The easy-to-use ‘Student guide to awarding: summer 2021’ – published today by the qualifications regulator – is written for students. It complements the materials that have already been published for teachers.
It also contains important advice on where students in England and their families can go for more information and support, including with mental health concerns.
The guide reminds students, parents and carers not to put teachers under pressure over grading.
It states: The government has said that many exams and assessments cannot be held fairly this year as a result of the disruption students have faced due to the pandemic.
Your teachers will instead submit grades to the exam boards, based on their assessment of what you have shown you know and can do, enabling you to progress to the next stage of your education, training, or employment.
Interim Chief Regulator Simon Lebus said:
“The arrangements we have put in place offer the fairest way forward and it is important that students, parents and the wider public have confidence in this year’s process.
Students this year will only be assessed on what they have been taught – because of differing levels of lost learning due to COVID-19-related disruption.
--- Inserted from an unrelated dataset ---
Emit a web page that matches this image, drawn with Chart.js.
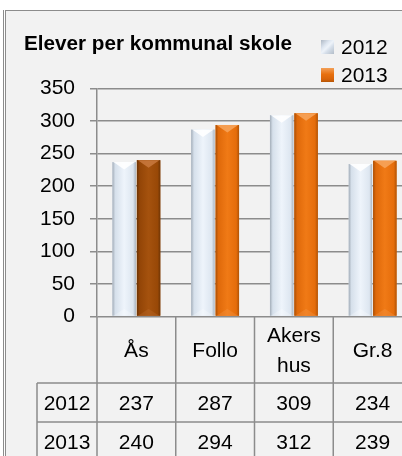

The arrangements follow a public consultation in January which attracted more than 100,000 responses – mainly from students, parents, carers and teachers.”
GCSEs, A levels and AS levels will be graded by teachers’ judgements using evidence from mocks, tests, coursework, or other work. They will be signed off by school, college, and department heads before going to the relevant exam board no later than 18 June.
Schools, colleges, and exam boards will then carry out quality assurance checks so that students, their parents, employers, and the wider public can have confidence in how this summer’s grades are determined. After grading, all centres will send samples of some students’ work to exam boards, which will carry out further checks at random or where there are concerns.
The new guide also outlines how students can appeal if they believe a grade is wrong. For most qualifications, students will have the option of sitting exams this autumn to improve their summer grade.
Arrangements for many vocational and technical qualifications follow similar principles, although assessments will still be needed for qualifications that require students to demonstrate occupational or professional competence or proficiency.
This is explained further in the guide and Ofqual’s qualification explainer tool. https://analytics.ofqual.gov.uk/apps/AllQualifications/summer2021tool/
The guide also contains advice for private candidates.